Q: Russell Okung will take King Dunlap's spot at left tackle, but who do you see taking D.J. Fluker's place at right guard? – Ian Weisman
A: How the Chargers’ offensive line will change in 2017 was a big topic among fans this week, and one that Head Coach Anthony Lynn addressed at the league meeting on Tuesday. There is an open competition on the interior. If Spencer Pulley or Max Tuerk emerge at center, Lynn says that could push Matt Slauson to his natural guard position. One player the head coach didn’t mention but I wouldn’t discount is Kenny Wiggins. The veteran is capable of playing all five positions up front, and has started at numerous spots over the past few seasons. How it shakes up along the offensive line will be front of mind over the next few months, and the team could add new names in the draft as well.
Q: Who will take Danny Woodhead's spot as the receiving third down back with him now with the Baltimore Ravens? – Miika Ravinksy
A: Danny excelled in passing situations for the Bolts, but one of the most pleasant developments last year was Melvin Gordon’s emergence as an every down back.
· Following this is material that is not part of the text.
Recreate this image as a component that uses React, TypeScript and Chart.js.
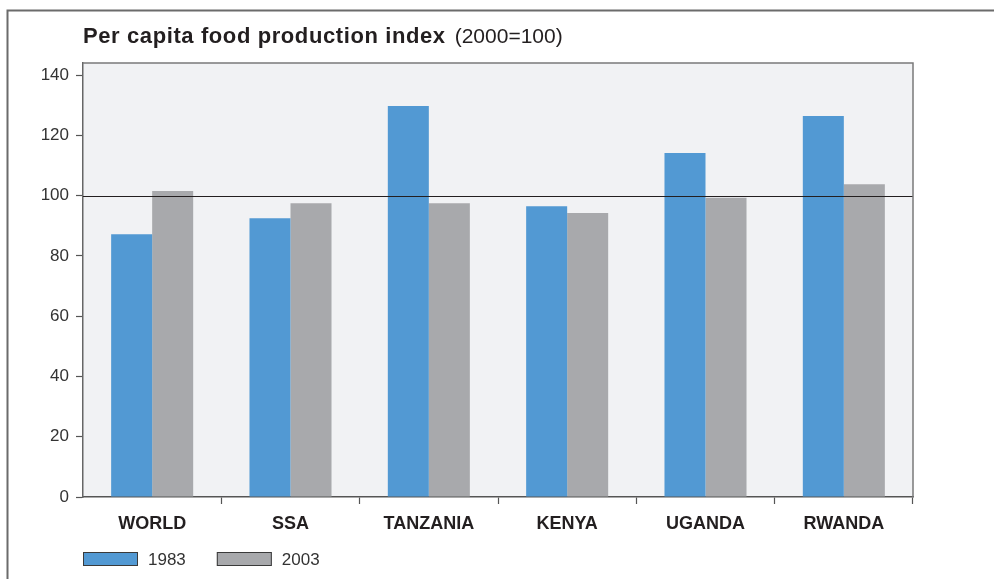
import React, { useEffect, useRef } from 'react';
import { Chart, registerables } from 'chart.js';

Chart.register(...registerables);

const categories = ['WORLD', 'SSA', 'TANZANIA', 'KENYA', 'UGANDA', 'RWANDA'];
const values1983 = [87.2, 92.5, 129.7, 96.5, 114.1, 126.4];
const values2003 = [101.5, 97.5, 97.5, 94.2, 99.3, 103.8];
const seriesLabels = ['1983', '2003'];
const seriesColors = ['#5299D3', '#A8A9AC'];
const yTickValues = [0, 20, 40, 60, 80, 100, 120, 140];
const titleBold = 'Per capita food production index';
const titleNormal = '(2000=100)';
const referenceValue = 100;

const FONT = '"Liberation Sans", Arial, Helvetica, sans-serif';

const decorPlugin = {
  id: 'decor',
  beforeDraw(chart: any) {
    const { ctx, chartArea: a } = chart;
    ctx.save();
    ctx.fillStyle = '#ffffff';
    ctx.fillRect(0, 0, chart.width, chart.height);
    ctx.fillStyle = '#F1F2F4';
    ctx.fillRect(a.left, a.top, a.right - a.left, a.bottom - a.top);
    // outer frame
    ctx.strokeStyle = '#6b6b6b';
    ctx.lineWidth = 2;
    ctx.strokeRect(7.5, 10.5, chart.width + 40, chart.height + 40);
    // title
    ctx.fillStyle = '#231f20';
    ctx.textBaseline = 'alphabetic';
    ctx.textAlign = 'left';
    ctx.font = 'bold 22px ' + FONT;
    (ctx as any).letterSpacing = '0.6px';
    ctx.fillText(titleBold, a.left, 43);
    const w = ctx.measureText(titleBold).width;
    (ctx as any).letterSpacing = '0px';
    ctx.font = '21px ' + FONT;
    ctx.fillText(titleNormal, a.left + w + 9, 43);
    ctx.restore();
  },
  afterDatasetsDraw(chart: any) {
    const { ctx, chartArea: a, scales } = chart;
    ctx.save();
    // reference line at 100
    const y = Math.round(scales.y.getPixelForValue(referenceValue)) + 0.5;
    ctx.strokeStyle = '#231f20';
    ctx.lineWidth = 1.2;
    ctx.beginPath();
    ctx.moveTo(a.left, y);
    ctx.lineTo(a.right, y);
    ctx.stroke();
    // plot frame (top & right)
    ctx.strokeStyle = '#7a7a7a';
    ctx.lineWidth = 1.5;
    ctx.beginPath();
    ctx.moveTo(a.left, a.top);
    ctx.lineTo(a.right, a.top);
    ctx.lineTo(a.right, a.bottom);
    ctx.stroke();
    ctx.restore();
  },
  afterDraw(chart: any) {
    const { ctx, chartArea: a } = chart;
    ctx.save();
    const ds = chart.data.datasets;
    let x = a.left;
    const boxW = 55;
    const boxH = 14;
    const yTop = 552;
    ctx.font = '17px ' + FONT;
    ctx.textBaseline = 'middle';
    ctx.textAlign = 'left';
    ds.forEach((d: any, i: number) => {
      ctx.fillStyle = d.backgroundColor;
      ctx.fillRect(x, yTop, boxW, boxH);
      ctx.strokeStyle = '#3a3a3a';
      ctx.lineWidth = 1;
      ctx.strokeRect(x + 0.5, yTop + 0.5, boxW - 1, boxH - 1);
      ctx.fillStyle = '#333333';
      ctx.fillText(d.label, x + boxW + 10, yTop + boxH / 2 + 1);
      const tw = ctx.measureText(d.label).width;
      x = x + boxW + 10 + tw + 31;
    });
    ctx.restore();
  },
};

export default function App() {
  const ref = useRef<HTMLCanvasElement | null>(null);

  useEffect(() => {
    if (!ref.current) return;
    const chart = new Chart(ref.current, {
      type: 'bar',
      data: {
        labels: categories,
        datasets: [
          {
            label: seriesLabels[0],
            data: values1983,
            backgroundColor: seriesColors[0],
            categoryPercentage: 0.593,
            barPercentage: 1,
          },
          {
            label: seriesLabels[1],
            data: values2003,
            backgroundColor: seriesColors[1],
            categoryPercentage: 0.593,
            barPercentage: 1,
          },
        ],
      },
      options: {
        responsive: false,
        animation: false,
        layout: { padding: { left: 0, top: 63, right: 81, bottom: 0 } },
        plugins: {
          legend: { display: false },
          title: { display: false },
          tooltip: { enabled: false },
        },
        scales: {
          x: {
            offset: true,
            grid: {
              offset: true,
              drawOnChartArea: false,
              drawTicks: true,
              tickLength: 7,
              tickColor: (c: any) => (c.index === 0 ? 'rgba(0,0,0,0)' : '#555'),
              tickWidth: 1.2,
            },
            border: { display: true, color: '#555', width: 1.5 },
            ticks: {
              color: '#231f20',
              font: { family: FONT, size: 18, weight: 'bold' },
              padding: 9,
              maxRotation: 0,
              autoSkip: false,
            },
            afterFit: (s: any) => {
              s.height = 82;
            },
          },
          y: {
            min: 0,
            max: 144,
            afterBuildTicks: (s: any) => {
              s.ticks = yTickValues.map((v) => ({ value: v }));
            },
            grid: {
              drawOnChartArea: false,
              drawTicks: true,
              tickLength: 7,
              tickColor: '#555',
              tickWidth: 1.2,
            },
            border: { display: true, color: '#666', width: 1.5 },
            ticks: {
              color: '#333333',
              font: { family: FONT, size: 17 },
              padding: 7,
            },
            afterFit: (s: any) => {
              s.width = 83;
            },
          },
        },
      },
      plugins: [decorPlugin],
    } as any);
    return () => chart.destroy();
  }, []);

  return (
    <div style={{ position: 'absolute', left: 0, top: 0, width: 994, height: 579 }}>
      <canvas ref={ref} width={994} height={579} style={{ display: 'block' }} />
    </div>
  );
}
While he split times with Woodhead and Branden Oliver as a rookie, Gordon proved he can be relied upon to thrive in all situations a year ago. That includes the passing game as he caught 41 passes for 419 yards and two touchdowns. He also averaged 10.2 yards per catch, similar to the 9.4 yards per reception Woodhead totaled the year before. Despite missing the final quarter of the season, he finished his 2016 campaign fifth among AFC running backs in receiving yards and eighth in receptions. Equally important, Gordon improved by leaps and bounds in pass protection, which is a must if you want to be on the field in those situations. In addition, Oliver and newly signed Kenjon Barner have proven deft as receiving options out of the backfield. This year’s draft is also considered deep at the position, so there is a chance the Bolts go that route as well. Nonetheless, my eyes are on Gordon to continue to develop as a threat in passing situations and believe he will emerge as a top option.
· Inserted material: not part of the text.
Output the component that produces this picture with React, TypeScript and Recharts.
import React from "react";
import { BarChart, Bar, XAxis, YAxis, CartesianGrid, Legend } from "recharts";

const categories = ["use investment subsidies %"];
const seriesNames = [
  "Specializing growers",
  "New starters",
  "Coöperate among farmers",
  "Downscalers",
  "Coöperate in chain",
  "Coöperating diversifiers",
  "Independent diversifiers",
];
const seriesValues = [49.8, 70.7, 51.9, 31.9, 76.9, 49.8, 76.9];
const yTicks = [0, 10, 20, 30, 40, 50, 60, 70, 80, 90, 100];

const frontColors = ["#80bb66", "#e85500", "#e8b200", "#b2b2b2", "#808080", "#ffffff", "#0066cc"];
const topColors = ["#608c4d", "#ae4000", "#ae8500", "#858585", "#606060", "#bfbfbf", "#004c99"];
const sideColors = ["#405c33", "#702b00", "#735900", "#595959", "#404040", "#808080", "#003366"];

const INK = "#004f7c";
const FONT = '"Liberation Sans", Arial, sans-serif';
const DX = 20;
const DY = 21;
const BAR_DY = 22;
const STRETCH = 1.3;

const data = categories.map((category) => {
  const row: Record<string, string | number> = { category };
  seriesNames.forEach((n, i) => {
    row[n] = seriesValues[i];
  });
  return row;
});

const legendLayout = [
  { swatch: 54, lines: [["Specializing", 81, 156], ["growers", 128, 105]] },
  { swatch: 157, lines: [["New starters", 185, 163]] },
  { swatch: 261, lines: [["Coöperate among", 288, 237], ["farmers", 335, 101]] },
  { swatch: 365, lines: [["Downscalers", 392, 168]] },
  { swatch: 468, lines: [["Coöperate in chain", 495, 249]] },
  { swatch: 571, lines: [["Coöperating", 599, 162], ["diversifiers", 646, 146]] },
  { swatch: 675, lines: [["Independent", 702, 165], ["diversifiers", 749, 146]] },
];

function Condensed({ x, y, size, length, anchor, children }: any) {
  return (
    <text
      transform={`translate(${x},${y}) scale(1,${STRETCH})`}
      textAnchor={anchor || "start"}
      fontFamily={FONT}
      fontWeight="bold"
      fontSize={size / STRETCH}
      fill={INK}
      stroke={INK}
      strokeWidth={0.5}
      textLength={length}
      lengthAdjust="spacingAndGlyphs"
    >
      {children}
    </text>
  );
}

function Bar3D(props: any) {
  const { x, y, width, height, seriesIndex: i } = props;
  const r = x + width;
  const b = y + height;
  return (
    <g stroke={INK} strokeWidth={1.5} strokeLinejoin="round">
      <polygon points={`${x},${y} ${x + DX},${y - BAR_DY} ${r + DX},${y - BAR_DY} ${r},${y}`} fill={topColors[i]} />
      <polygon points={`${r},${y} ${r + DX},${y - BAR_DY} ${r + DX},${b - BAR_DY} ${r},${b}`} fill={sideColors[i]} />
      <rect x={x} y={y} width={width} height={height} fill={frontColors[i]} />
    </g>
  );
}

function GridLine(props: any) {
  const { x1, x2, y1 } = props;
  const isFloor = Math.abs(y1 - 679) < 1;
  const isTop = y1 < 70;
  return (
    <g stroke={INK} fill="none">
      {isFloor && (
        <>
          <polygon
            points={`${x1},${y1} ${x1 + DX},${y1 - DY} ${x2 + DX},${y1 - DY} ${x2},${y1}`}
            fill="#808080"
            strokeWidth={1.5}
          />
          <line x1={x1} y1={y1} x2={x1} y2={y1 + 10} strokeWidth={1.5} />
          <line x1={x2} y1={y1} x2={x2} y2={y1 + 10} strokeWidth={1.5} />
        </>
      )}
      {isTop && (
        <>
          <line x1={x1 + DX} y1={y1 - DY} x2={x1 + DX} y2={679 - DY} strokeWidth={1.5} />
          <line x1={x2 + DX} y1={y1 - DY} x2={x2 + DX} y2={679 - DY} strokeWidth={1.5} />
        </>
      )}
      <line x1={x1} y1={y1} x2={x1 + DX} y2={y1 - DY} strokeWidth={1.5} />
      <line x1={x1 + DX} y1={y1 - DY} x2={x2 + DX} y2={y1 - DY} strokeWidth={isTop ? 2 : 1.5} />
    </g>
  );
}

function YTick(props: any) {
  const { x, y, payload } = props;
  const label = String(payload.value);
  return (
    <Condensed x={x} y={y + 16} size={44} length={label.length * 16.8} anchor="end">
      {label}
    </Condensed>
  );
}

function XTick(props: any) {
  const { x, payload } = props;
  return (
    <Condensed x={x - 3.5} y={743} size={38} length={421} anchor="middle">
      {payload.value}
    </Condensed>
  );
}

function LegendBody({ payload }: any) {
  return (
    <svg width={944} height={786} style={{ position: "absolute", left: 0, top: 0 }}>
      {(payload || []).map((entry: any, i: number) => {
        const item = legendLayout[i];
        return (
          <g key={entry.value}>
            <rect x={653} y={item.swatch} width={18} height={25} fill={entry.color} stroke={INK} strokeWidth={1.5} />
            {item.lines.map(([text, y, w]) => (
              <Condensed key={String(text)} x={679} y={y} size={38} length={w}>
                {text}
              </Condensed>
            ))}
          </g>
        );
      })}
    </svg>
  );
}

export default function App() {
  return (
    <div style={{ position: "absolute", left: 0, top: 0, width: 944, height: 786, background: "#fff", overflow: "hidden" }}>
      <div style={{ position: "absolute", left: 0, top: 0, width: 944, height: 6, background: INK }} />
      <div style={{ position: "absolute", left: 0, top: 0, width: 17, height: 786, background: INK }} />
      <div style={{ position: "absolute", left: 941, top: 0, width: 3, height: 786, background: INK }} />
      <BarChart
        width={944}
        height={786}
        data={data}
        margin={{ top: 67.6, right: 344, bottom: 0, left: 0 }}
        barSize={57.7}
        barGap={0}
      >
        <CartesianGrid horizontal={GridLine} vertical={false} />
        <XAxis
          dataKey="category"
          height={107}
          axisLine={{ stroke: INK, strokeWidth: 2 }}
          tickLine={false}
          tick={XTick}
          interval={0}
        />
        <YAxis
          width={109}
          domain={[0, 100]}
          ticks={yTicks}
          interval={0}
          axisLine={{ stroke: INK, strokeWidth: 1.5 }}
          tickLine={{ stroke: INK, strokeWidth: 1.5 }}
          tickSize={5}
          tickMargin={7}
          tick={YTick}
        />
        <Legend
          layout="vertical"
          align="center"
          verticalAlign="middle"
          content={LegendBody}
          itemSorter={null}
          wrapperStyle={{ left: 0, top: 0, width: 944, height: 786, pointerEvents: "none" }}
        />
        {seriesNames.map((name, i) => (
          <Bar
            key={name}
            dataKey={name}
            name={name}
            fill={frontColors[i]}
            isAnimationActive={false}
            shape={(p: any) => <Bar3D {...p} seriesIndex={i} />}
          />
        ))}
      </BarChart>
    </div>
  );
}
Q: Would you consider drafting a young QB in the first round? – Cody Towndrow
A: Absolutely, because it is my personal belief to draft best player available regardless of position. Basically, there is no scenario I *wouldn’t *consider. If the Chargers have a quarterback listed as their top player, and he is available seventh, then I am all for them selecting one. That doesn’t mean Philip Rivers is going anywhere. He is still at the top of his game and has three more years under contract. I always remind people of General Manager Tom Telesco’s first draft. Wide receiver was universally considered the one area the Chargers wouldn’t add to as they had a deep, loaded crop of wideouts. Yet in the third round, they selected a wideout expected to go off the board much earlier. I’m talking about Keenan Allen, who has proven to be one of the most talented receivers in the NFL. So, there is nothing I wouldn’t consider when it comes to an NFL Draft.
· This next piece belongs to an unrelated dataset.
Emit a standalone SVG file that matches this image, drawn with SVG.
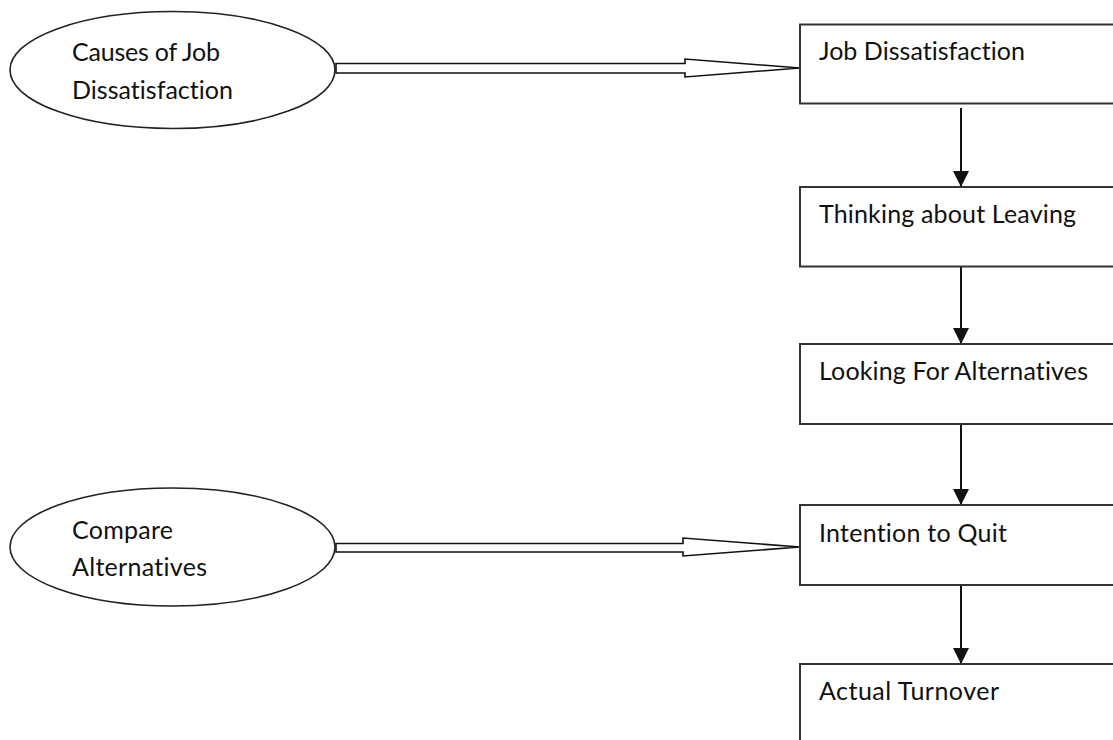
<svg xmlns="http://www.w3.org/2000/svg" width="1113" height="740" viewBox="0 0 1113 740">
<style>
.box{fill:#fff;stroke:#333;stroke-width:2}
.ell{fill:#fff;stroke:#222;stroke-width:1.6}
.t{font-family:Lato,"Liberation Sans",sans-serif;font-size:25px;fill:#111;font-variant-ligatures:none}
.v{stroke:#111;stroke-width:2;fill:none}
.fat{fill:#fff;stroke:#111;stroke-width:1.6;stroke-linejoin:miter}
</style>
<defs>
<marker id="ah" viewBox="0 0 16 16" refX="16" refY="8" markerWidth="16" markerHeight="16" markerUnits="userSpaceOnUse" orient="auto">
<path d="M0,0 L16,8 L0,16 Z" fill="#111"/>
</marker>
</defs>
<rect width="1113" height="740" fill="#fff"/>
<g id="connectors">
<polygon class="fat" points="336,63.5 685,63.5 685,59 800,68 685,77 685,73 336,73"/>
<polygon class="fat" points="336,543.5 683,543.5 683,538 800,547 683,556 683,552 336,552"/>
<line class="v" x1="961" y1="108" x2="961" y2="187" marker-end="url(#ah)"/>
<line class="v" x1="961" y1="267" x2="961" y2="344" marker-end="url(#ah)"/>
<line class="v" x1="961" y1="424" x2="961" y2="505" marker-end="url(#ah)"/>
<line class="v" x1="961" y1="585" x2="961" y2="664" marker-end="url(#ah)"/>
</g>
<g id="causes">
<ellipse class="ell" cx="172.5" cy="70" rx="162.5" ry="58.5"/>
<text class="t" x="72" y="61" textLength="148">Causes of Job</text>
<text class="t" x="72" y="99" textLength="161">Dissatisfaction</text>
</g>
<g id="compare">
<ellipse class="ell" cx="172.5" cy="547" rx="162.5" ry="59"/>
<text class="t" x="72" y="539" textLength="101">Compare</text>
<text class="t" x="72" y="576" textLength="135">Alternatives</text>
</g>
<g id="job-dissatisfaction">
<rect class="box" x="800" y="24.5" width="330" height="79"/>
<text class="t" x="819" y="60" textLength="206">Job Dissatisfaction</text>
</g>
<g id="thinking-about-leaving">
<rect class="box" x="800" y="187" width="330" height="79.5"/>
<text class="t" x="819" y="223" textLength="257">Thinking about Leaving</text>
</g>
<g id="looking-for-alternatives">
<rect class="box" x="800" y="344" width="330" height="80"/>
<text class="t" x="819" y="380" textLength="269">Looking For Alternatives</text>
</g>
<g id="intention-to-quit">
<rect class="box" x="800" y="505" width="330" height="80"/>
<text class="t" x="819" y="542" textLength="188">Intention to Quit</text>
</g>
<g id="actual-turnover">
<rect class="box" x="800" y="664" width="330" height="100"/>
<text class="t" x="819" y="700" textLength="180">Actual Turnover</text>
</g>
</svg>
Q: The Chargers have been consistently at the bottom of special teams return yardage. How high in the priority list in this year draft is to select a wide receiver slash return man? – Jose Alonso
A: While I can’t say if it is a priority to select a return man in the draft, it is definitely a priority to improve kickoff and punt returns. Special Teams Coordinator and Assistant Head Coach George Stewart made it clear when he first arrived that was near the top of his list. Telesco mentioned the team may use Travis Benjamin back there again, who was one of the best in the league before struggling a year ago. A better job blocking along with a few tweaks hopefully prove his 2016 was an aberration and he returns to his previous form. There are also returners such as Branden Oliver and Isaiah Burse who have had success in the past. Time will tell which player will emerge as the primary returner, but it is definitely a point of emphasis to improve in that area.